The range is measured between the $0.0885 low and the $0.3006 high. Price action below $0.1339 keeps the market inside a weak recovery phase.

DOGE recently bounced from the $0.0885 area and moved toward $0.1106. However, the rebound has not yet changed the wider chart structure.

The daily chart still shows lower highs from the 2025 peak. This pattern suggests that sellers remain active at higher prices.

A daily close above $0.1339 would be the first bullish test. Until then, traders may treat the move as a relief rally.

Bearish Signal Keeps Focus on Lower Levels

The higher time frame chart still points to caution for Dogecoin. Price is trading below major retracement levels, and the trend remains corrective.

The $0.0885 to $0.0950 region is the nearest support area. A breakdown below this zone could open the way toward $0.10 to $0.07.

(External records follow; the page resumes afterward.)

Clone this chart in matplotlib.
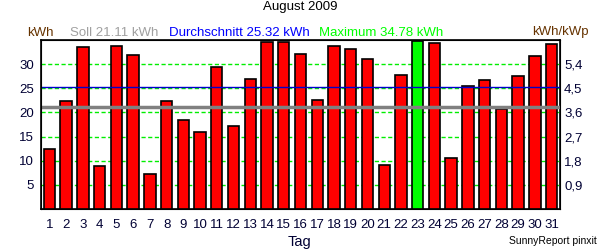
import matplotlib
matplotlib.use("Agg")
import matplotlib.pyplot as plt

plt.rcParams['font.family'] = ['Liberation Sans', 'DejaVu Sans']

# daily yield August 2009 (kWh)
days = list(range(1, 32))
kwh = [12.5, 22.4, 33.5, 9.0, 33.7, 31.8, 7.2, 22.4, 18.5, 16.0,
       29.4, 17.2, 26.9, 34.5, 34.5, 32.2, 22.6, 33.7, 33.1, 31.0,
       9.2, 27.7, 34.78, 34.3, 10.5, 25.5, 26.7, 20.7, 27.5, 31.6, 34.1]
soll = 21.11
avg = 25.32
maximum = 34.78
left_ticks = [5, 10, 15, 20, 25, 30]
right_labels = ["0,9", "1,8", "2,7", "3,6", "4,5", "5,4"]

fig = plt.figure(figsize=(6, 2.5), dpi=100)
ax = fig.add_axes([41/600, 1-209/250, 519/600, 169/250])

colors = ['#00ff00' if v == maximum else '#ff0000' for v in kwh]
ax.bar(days, kwh, width=0.68, color=colors, edgecolor='black', linewidth=1.2, zorder=3)

for t in left_ticks:
    ax.axhline(t, color='#00ee00', linestyle=(0, (3, 1.8)), linewidth=1, zorder=2)
ax.axhline(soll, color='#808080', linewidth=2.5, zorder=4)
ax.axhline(avg, color='#0000cc', linewidth=1, zorder=4)

ax.set_xlim(0.5, 31.5)
ax.set_ylim(0, 35)
ax.set_xticks(days)
ax.set_xticklabels([str(d) for d in days], fontsize=9.5, color='#000033')
ax.set_yticks(left_ticks)
ax.set_yticklabels([str(t) for t in left_ticks], fontsize=9.5, color='#000033')
ax.tick_params(axis='x', length=0, pad=7)
ax.tick_params(axis='y', length=0, pad=5)
for s in ax.spines.values():
    s.set_linewidth(1.2)

ax2 = ax.twinx()
ax2.set_ylim(0, 35)
ax2.set_yticks(left_ticks)
ax2.set_yticklabels(right_labels, fontsize=9.5, color='#000033')
ax2.tick_params(length=0, pad=3)

fig.text(0.5, 1-242/250, "Tag", ha='center', va='center', fontsize=10.5, color='#000033')

fig.text(0.5, 0.972, "August 2009", ha='center', va='center', fontsize=9.5)
hy = 0.87
fig.text(27/600, hy, "kWh", ha='left', va='center', fontsize=9.5, color='#663300')
fig.text(70/600, hy, "Soll %.2f kWh" % soll, ha='left', va='center', fontsize=9.5, color='#a0a0a0')
fig.text(169/600, hy, "Durchschnitt %.2f kWh" % avg, ha='left', va='center', fontsize=9.5, color='#0000ff')
fig.text(319/600, hy, "Maximum %.2f kWh" % maximum, ha='left', va='center', fontsize=9.5, color='#00ff00')
fig.text(589/600, hy, "kWh/kWp", ha='right', va='center', fontsize=9.5, color='#663300')
fig.text(597/600, 0.035, "SunnyReport pinxit", ha='right', va='center', fontsize=7.5)

fig.savefig("out.png", dpi=100)
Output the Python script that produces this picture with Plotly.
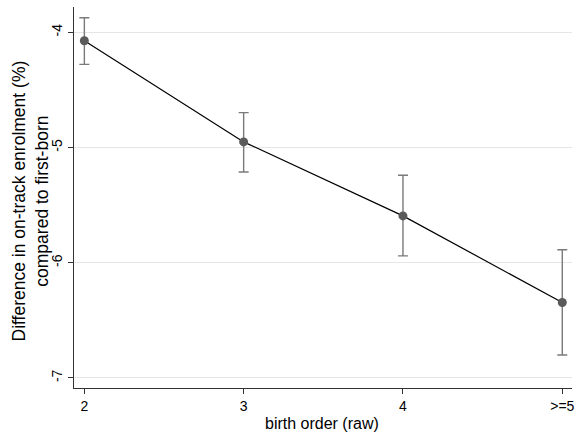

Many traders now view $0.10 to $0.07 as a lower accumulation zone. This area sits close to prior demand and may attract long-term buyers.

Still, the chart has not confirmed a full reversal. DOGE needs stronger daily closes before buyers can regain control.

The 0.618 retracement sits near $0.1696. The 0.500 retracement is placed near $0.1946. These levels remain distant resistance points.

A move into those zones would require a clear break above $0.1339. Without that move, downside risk remains part of the DOGE price outlook.

Read Also:

Dogecoin Hits 0.1172 Channel Target as Traders Book Fresh Profits

RSI and MACD Show Mixed Conditions

Momentum indicators show a mixed view on the Dogecoin daily chart. The RSI is near 64, which shows short-term buyer strength.

However, RSI is moving closer to the overbought area. This could limit the rebound if price reaches resistance soon.

The MACD is also turning positive on the daily chart. The MACD line is above the signal line, and the histogram is slightly green.

This setup shows improving momentum, but it remains modest. Past rallies showed stronger MACD moves before major upside trends developed.

Because of this, traders may still wait for price confirmation. A breakout above resistance would give more support to bullish setups.

The first upside level remains $0.1339. Above that, DOGE could target $0.1696 and $0.1946.

DOGE trades near resistance as momentum improves, chart shows
DOGE trades near resistance as momentum improves, chart shows. Source: TradingView

Higher resistance is placed at $0.2196 and $0.2506. The larger range remains near $0.3006.

For now, Dogecoin is trading between recovery and risk. The chart shows short-term strength, yet the higher time frame remains under pressure.

The key level for sellers is $0.0885. The key level for buyers is $0.1339. A break on either side may guide the next DOGE/USD move.